# Peonies



## Jorch (Jun 29, 2009)

I was downloading pictures from the SD card when I came across these pictures. I took these pictures at the end of May, when my mom was on vacation and missed the flowering season. 

Enjoy!


----------



## JeanLux (Jun 30, 2009)

very nice!!! I like them!! Jean


----------



## Faan (Jun 30, 2009)

These flowers are very nice. How long do they last?


----------



## smartie2000 (Jun 30, 2009)

I love peonies! my big plant is in bloom too! Its like the one in the third photo.

I wish I had one like the first photo. A tree peony?
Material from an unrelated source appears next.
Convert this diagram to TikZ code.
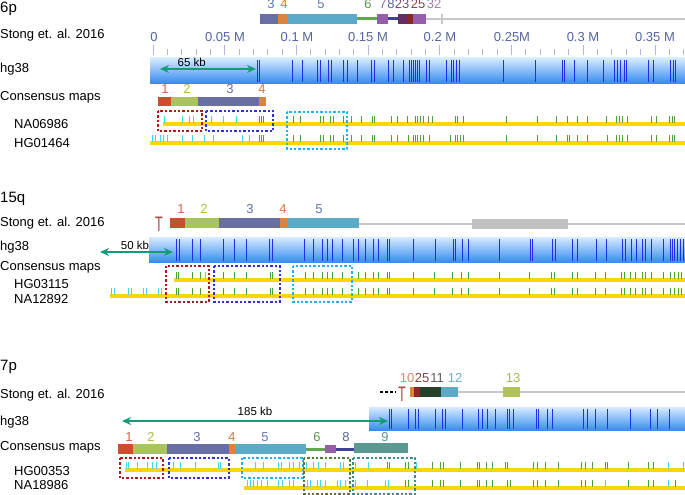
\documentclass[tikz,border=0pt]{standalone}
\usepackage{fontspec}
\setmainfont{Liberation Sans}
\usetikzlibrary{arrows.meta}

\definecolor{segred}{RGB}{200,80,45}
\definecolor{seggreen}{RGB}{168,195,95}
\definecolor{seglime}{RGB}{175,195,90}
\definecolor{segslate}{RGB}{105,110,165}
\definecolor{segorange}{RGB}{225,130,60}
\definecolor{segblue}{RGB}{90,170,200}
\definecolor{segsix}{RGB}{100,165,80}
\definecolor{segpurple}{RGB}{150,95,170}
\definecolor{segnavy}{RGB}{60,65,150}
\definecolor{segteal}{RGB}{90,155,145}
\definecolor{segplum}{RGB}{100,45,100}
\definecolor{segdarkred}{RGB}{140,40,35}
\definecolor{segdark}{RGB}{40,65,45}
\definecolor{seggray}{RGB}{192,192,192}
\definecolor{labone}{RGB}{210,100,75}
\definecolor{labtwo}{RGB}{170,190,70}
\definecolor{labthree}{RGB}{100,110,170}
\definecolor{labfour}{RGB}{220,120,60}
\definecolor{labfive}{RGB}{100,120,180}
\definecolor{labsix}{RGB}{90,150,80}
\definecolor{labseven}{RGB}{140,100,150}
\definecolor{labeight}{RGB}{90,100,150}
\definecolor{labnine}{RGB}{90,150,145}
\definecolor{labten}{RGB}{225,130,110}
\definecolor{labeleven}{RGB}{90,90,90}
\definecolor{labtwelve}{RGB}{110,175,210}
\definecolor{labthirteen}{RGB}{165,185,75}
\definecolor{labtwentythree}{RGB}{120,80,120}
\definecolor{labtwentyfive}{RGB}{130,70,70}
\definecolor{labthirtytwo}{RGB}{160,130,175}
\definecolor{telored}{RGB}{170,70,70}
\definecolor{scaleblue}{RGB}{85,100,160}
\definecolor{scaletickc}{RGB}{180,180,220}
\definecolor{barlight}{RGB}{215,235,255}
\definecolor{bardark}{RGB}{55,140,240}
\definecolor{siteblue}{RGB}{35,45,235}
\definecolor{trackyellow}{RGB}{255,215,0}
\definecolor{tickcyan}{RGB}{70,215,230}
\definecolor{tickgreen}{RGB}{80,160,60}
\definecolor{arrowteal}{RGB}{20,155,120}
\definecolor{backbonegray}{RGB}{200,200,200}
\definecolor{boxred}{RGB}{175,25,25}
\definecolor{boxblue}{RGB}{50,50,210}
\definecolor{boxcyan}{RGB}{30,180,240}
\definecolor{boxgreen}{RGB}{80,125,45}
\definecolor{boxteal}{RGB}{60,140,140}

\begin{document}
\begin{tikzpicture}[x=1pt,y=-1pt]
  \tikzset{>={Stealth[length=9pt,width=8pt]},
    rowlabel/.style={anchor=base west, inner sep=0pt, font=\fontsize{13}{15}\selectfont},
    chrlabel/.style={anchor=base west, inner sep=0pt, font=\fontsize{15}{17}\selectfont},
    seglabel/.style={anchor=base, inner sep=0pt, font=\fontsize{13}{15}\selectfont},
    scalelabel/.style={anchor=base, inner sep=0pt, scaleblue, font=\fontsize{13}{15}\selectfont},
    kblabel/.style={inner sep=1pt, black, font=\fontsize{11.5}{13}\selectfont},
    hgbar/.style={top color=barlight, bottom color=bardark},
    site/.style={siteblue, line width=0.9pt},
    track/.style={trackyellow, line width=3.5pt},
    cyantick/.style={tickcyan, line width=0.9pt},
    greentick/.style={tickgreen, line width=0.9pt},
    scaletick/.style={scaletickc, line width=0.8pt},
    backbone/.style={backbonegray, line width=2pt},
    kbarrow/.style={<->, arrowteal, line width=2.5pt},
    region/.style={line width=2.5pt, dash pattern=on 2.4pt off 2pt},
    telomere/.style={telored, font=\fontsize{21}{21}\selectfont, xscale=0.6, inner sep=0pt, anchor=base}
  }
  \useasboundingbox (0,0) rectangle (685,495);

  % 6p
  \node[chrlabel] (chr-6p) at (0,13) {6p};
  \node[rowlabel] (stong-6p) at (0,39) {Stong et. al. 2016};
  \node[rowlabel] (hg-6p) at (0,72) {hg38};
  \node[rowlabel] (consensus-6p) at (0,100) {Consensus maps};
  \node[rowlabel] (na06986) at (14,128) {NA06986};
  \node[rowlabel] (hg01464) at (14,147) {HG01464};
  % 6p segments from Stong et al
  \draw[backbone] (426,19) -- (685,19);
  \draw[backbone] (442,14) -- (442,24);
  \fill[segslate] (260,14) rectangle (278,24);
  \fill[segorange] (278,14) rectangle (287,24);
  \fill[segblue] (287,14) rectangle (357,24);
  \draw[segsix, line width=3pt] (357,19) -- (377,19);
  \fill[segpurple] (377,14) rectangle (388,24);
  \draw[segnavy, line width=3pt] (388,19) -- (398,19);
  \fill[segplum] (398,14) rectangle (407,24);
  \fill[segdarkred] (407,14) rectangle (413,24);
  \fill[segpurple] (413,14) rectangle (426,24);
  \node[seglabel, labthree] (s6-3) at (271,9) {3};
  \node[seglabel, labfour] (s6-4) at (284,9) {4};
  \node[seglabel, labfive] (s6-5) at (321,9) {5};
  \node[seglabel, labsix] (s6-6) at (368,9) {6};
  \node[seglabel, labseven] (s6-7) at (383,9) {7};
  \node[seglabel, labeight] (s6-8) at (391,9) {8};
  \node[seglabel, labtwentythree] (s6-23) at (402,9) {23};
  \node[seglabel, labtwentyfive] (s6-25) at (418,9) {25};
  \node[seglabel, labthirtytwo] (s6-32) at (434,9) {32};
  % 6p scale
  \foreach \i in {0,...,37}
    \draw[scaletick] ({153+14.34*\i},49) -- ++(0,6);
  \foreach \i in {0,...,7}
    \draw[scaletick] ({153+71.7*\i},45) -- ++(0,10);
  \node[scalelabel] (m-0) at (154,42) {0};
  \node[scalelabel] (m-005) at (225,42) {0.05 M};
  \node[scalelabel] (m-01) at (297,42) {0.1 M};
  \node[scalelabel] (m-015) at (368,42) {0.15 M};
  \node[scalelabel] (m-02) at (440,42) {0.2 M};
  \node[scalelabel] (m-025) at (512,42) {0.25M};
  \node[scalelabel] (m-03) at (583,42) {0.3 M};
  \node[scalelabel] (m-035) at (655,42) {0.35 M};
  % 6p hg38
  \shade[hgbar] (150,58) rectangle (685,83);
  \foreach \x in {257,259,292,302,317,320,328,331,343,347,357,371,374,388,393,403,409,411,413,415,417,419,426,429,446,451,453,456,459,503,535,562,564,574,587,603,614,617,620,624,626,648,653,670,673,675}
    \draw[site] (\x,60) -- (\x,82);
  \coordinate (kb65-left) at (160,69);
  \coordinate (kb65-right) at (256,69);
  \draw[kbarrow] (kb65-left) -- (kb65-right) node[kblabel, pos=0.33, above=0.5pt] (kb65) {65 kb};
  % 6p consensus
  \fill[segred] (158,97) rectangle (171,106);
  \fill[seggreen] (171,97) rectangle (198,106);
  \fill[segslate] (198,97) rectangle (259,106);
  \fill[segorange] (259,97) rectangle (266,106);
  \node[seglabel, labone] (c6-1) at (165,93) {1};
  \node[seglabel, labtwo] (c6-2) at (187,93) {2};
  \node[seglabel, labthree] (c6-3) at (230,93) {3};
  \node[seglabel, labfour] (c6-4) at (262,93) {4};
  \draw[track] (163,124) -- (685,124);
  \foreach \x in {164,182,189,193,211,223,236}
    \draw[cyantick] (\x,116) -- (\x,123);
  \foreach \x in {259,261,263,293,300,320,323,330,333,343,351,361,372,374,391,397,407,415,417,420,423,428,432,455,457,463,506,537,556,567,577,587,606,616,619,622,627,651,656,669,672,674}
    \draw[greentick] (\x,116) -- (\x,123);
  \draw[track] (150,143) -- (685,143);
  \foreach \x in {152,155,160,163,167,182,192,204,213,242,249}
    \draw[cyantick] (\x,135) -- (\x,142);
  \foreach \x in {259,261,263,293,300,320,323,330,333,343,351,361,372,374,391,397,408,413,415,417,420,423,429,450,455,457,460,463,506,537,556,567,569,577,587,607,616,619,622,627,651,656,669,672,674}
    \draw[greentick] (\x,135) -- (\x,142);
  \draw[region, boxred] (158,111) rectangle (202,131);
  \draw[region, boxblue] (206,111) rectangle (273,131);
  \draw[region, boxcyan] (287,112) rectangle (347,149);

  % 15q
  \node[chrlabel] (chr-15q) at (0,202) {15q};
  \node[rowlabel] (stong-15q) at (0,226) {Stong et. al. 2016};
  \node[rowlabel] (hg-15q) at (0,250) {hg38};
  \node[rowlabel] (consensus-15q) at (0,270) {Consensus maps};
  \node[rowlabel] (hg03115) at (14,288) {HG03115};
  \node[rowlabel] (na12892) at (14,303) {NA12892};
  % 15q segments from Stong et al
  \node[telomere] (telo-15q) at (159,231) {T};
  \draw[backbone] (359,224) -- (685,224);
  \fill[seggray] (472,219) rectangle (568,229);
  \fill[segred] (170,218) rectangle (185,228);
  \fill[seggreen] (185,218) rectangle (219,228);
  \fill[segslate] (219,218) rectangle (280,228);
  \fill[segorange] (280,218) rectangle (288,228);
  \fill[segblue] (288,218) rectangle (359,228);
  \node[seglabel, labone] (s15-1) at (181,213) {1};
  \node[seglabel, labtwo] (s15-2) at (204,213) {2};
  \node[seglabel, labthree] (s15-3) at (250,213) {3};
  \node[seglabel, labfour] (s15-4) at (283,213) {4};
  \node[seglabel, labfive] (s15-5) at (319,213) {5};
  % 15q hg38
  \shade[hgbar] (149,237) rectangle (685,262);
  \foreach \x in {176,179,192,200,223,234,246,269,272,304,313,322,327,332,342,353,358,365,373,378,387,389,413,435,453,455,462,468,499,530,532,552,555,572,577,596,606,622,625,631,636,642,645,651,663,670,672,674,677,680,683}
    \draw[site] (\x,239) -- (\x,261);
  \coordinate (kb50-left) at (100,252);
  \coordinate (kb50-right) at (173,252);
  \draw[kbarrow] (kb50-left) -- (kb50-right) node[kblabel, pos=0.48, above=0pt] (kb50) {50 kb};
  % 15q consensus
  \draw[track] (174,280) -- (685,280);
  \draw[cyantick] (205,272) -- (205,279);
  \foreach \x in {176,178,192,200,223,234,246,270,272,305,313,322,327,332,342,358,365,373,378,387,389,413,434,452,461,468,499,529,551,554,572,577,595,605,621,624,630,635,642,645,651,663,670,674,678,681}
    \draw[greentick] (\x,272) -- (\x,279);
  \draw[track] (110,296) -- (685,296);
  \foreach \x in {111,114,128,131,143,146,158,161}
    \draw[cyantick] (\x,288) -- (\x,295);
  \foreach \x in {176,178,192,200,223,234,246,270,272,305,313,322,327,332,342,358,365,373,378,387,389,413,434,452,461,468,499,529,551,554,572,577,595,605,621,624,630,635,642,645,651,663,670,674,678,681}
    \draw[greentick] (\x,288) -- (\x,295);
  \draw[region, boxred] (166,266) rectangle (209,302);
  \draw[region, boxblue] (214,266) rectangle (280,302);
  \draw[region, boxcyan] (293,266) rectangle (352,302);

  % 7p
  \node[chrlabel] (chr-7p) at (0,370) {7p};
  \node[rowlabel] (stong-7p) at (0,398) {Stong et. al. 2016};
  \node[rowlabel] (hg-7p) at (0,425) {hg38};
  \node[rowlabel] (consensus-7p) at (0,450) {Consensus maps};
  \node[rowlabel] (hg00353) at (14,475) {HG00353};
  \node[rowlabel] (na18986) at (14,489) {NA18986};
  % 7p segments from Stong et al
  \draw[black, line width=2pt, dash pattern=on 3pt off 2pt] (380,392) -- (396,392);
  \draw[backbone] (458,392) -- (685,392);
  \fill[seglime] (503,387) rectangle (520,397);
  \fill[segorange] (410,387) rectangle (414,397);
  \fill[segdarkred] (414,387) rectangle (420,397);
  \fill[segdark] (420,387) rectangle (441,397);
  \fill[segblue] (441,387) rectangle (458,397);
  \node[telomere] (telo-7p) at (402,401) {T};
  \node[seglabel, labten] (s7-10) at (407,382) {10};
  \node[seglabel, labtwentyfive] (s7-25) at (422,382) {25};
  \node[seglabel, labeleven] (s7-11) at (437,382) {11};
  \node[seglabel, labtwelve] (s7-12) at (455,382) {12};
  \node[seglabel, labthirteen] (s7-13) at (513,382) {13};
  % 7p hg38
  \shade[hgbar] (369,407) rectangle (685,430);
  \foreach \x in {389,391,408,415,418,435,442,445,462,478,482,487,495,507,509,513,536,538,547,552,583,587,595,607,630,650,657,669}
    \draw[site] (\x,409) -- (\x,429);
  \coordinate (kb185-left) at (122,421);
  \coordinate (kb185-right) at (388,421);
  \draw[kbarrow] (kb185-left) -- (kb185-right) node[kblabel, midway, above=3pt] (kb185) {185 kb};
  % 7p consensus
  \fill[segred] (118,444) rectangle (133,454);
  \fill[seggreen] (133,444) rectangle (167,454);
  \fill[segslate] (167,444) rectangle (229,454);
  \fill[segorange] (229,444) rectangle (236,454);
  \fill[segblue] (236,444) rectangle (306,454);
  \draw[segsix, line width=3pt] (306,449) -- (325,449);
  \fill[segpurple] (325,445) rectangle (336,453);
  \draw[segnavy, line width=3pt] (336,449) -- (354,449);
  \fill[segteal] (354,443) rectangle (408,453);
  \node[seglabel, labone] (c7-1) at (129,441) {1};
  \node[seglabel, labtwo] (c7-2) at (151,441) {2};
  \node[seglabel, labthree] (c7-3) at (197,441) {3};
  \node[seglabel, labfour] (c7-4) at (232,441) {4};
  \node[seglabel, labfive] (c7-5) at (265,441) {5};
  \node[seglabel, labsix] (c7-6) at (317,441) {6};
  \node[seglabel, labeight] (c7-8) at (346,441) {8};
  \node[seglabel, labnine] (c7-9) at (385,441) {9};
  \draw[track] (125,470) -- (685,470);
  \foreach \x in {126,128,137,147,152,156,173,180,195,218,220,255,263,278,281,289,293,299,306,313,318,325,340,343,355,368,416,668,683}
    \draw[cyantick] (\x,462) -- (\x,469);
  \foreach \x in {387,389,405,408,432,440,443,460,477,479,486,492,505,507,533,537,545,558,581,585,592,605,607,628,648,653}
    \draw[greentick] (\x,462) -- (\x,469);
  \draw[track] (244,488) -- (685,488);
  \foreach \x in {247,250,253,257,261,267,278,282,289,293,307,310,317,320,325,337,340,345,355,367,385,388,605,668}
    \draw[cyantick] (\x,480) -- (\x,487);
  \foreach \x in {405,408,432,440,443,460,477,479,486,492,507,510,533,537,545,558,581,585,592,628,648,653,675}
    \draw[greentick] (\x,480) -- (\x,487);
  \draw[region, boxred] (120,458) rectangle (163,478);
  \draw[region, boxblue] (169,458) rectangle (229,478);
  \draw[region, boxcyan] (242,458) rectangle (303,478);
  \draw[region, boxgreen] (304,458) rectangle (350,494);
  \draw[region, boxteal] (353,458) rectangle (415,494);
\end{tikzpicture}
\end{document}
I'm trying to establish a tree peony but it is too cold in Edmonton without protection. Peonies take years!


----------



## biothanasis (Jun 30, 2009)

Lots of petals on these!!! Very nice colours!!!


----------



## Yoyo_Jo (Jun 30, 2009)

Gorgeous. I can smell them from here. 
I especially like the first one too; do you know it's name?


----------



## Hera (Jun 30, 2009)

They literally look painted.. Lovely!


----------



## Paphman910 (Jun 30, 2009)

Nice flowers! I have the red ones at my folks place.

Paphman910


----------



## Wendy (Jun 30, 2009)

I love peonies! Currently all I have is one big white one but I will be adding more. Thanks for the treat.


----------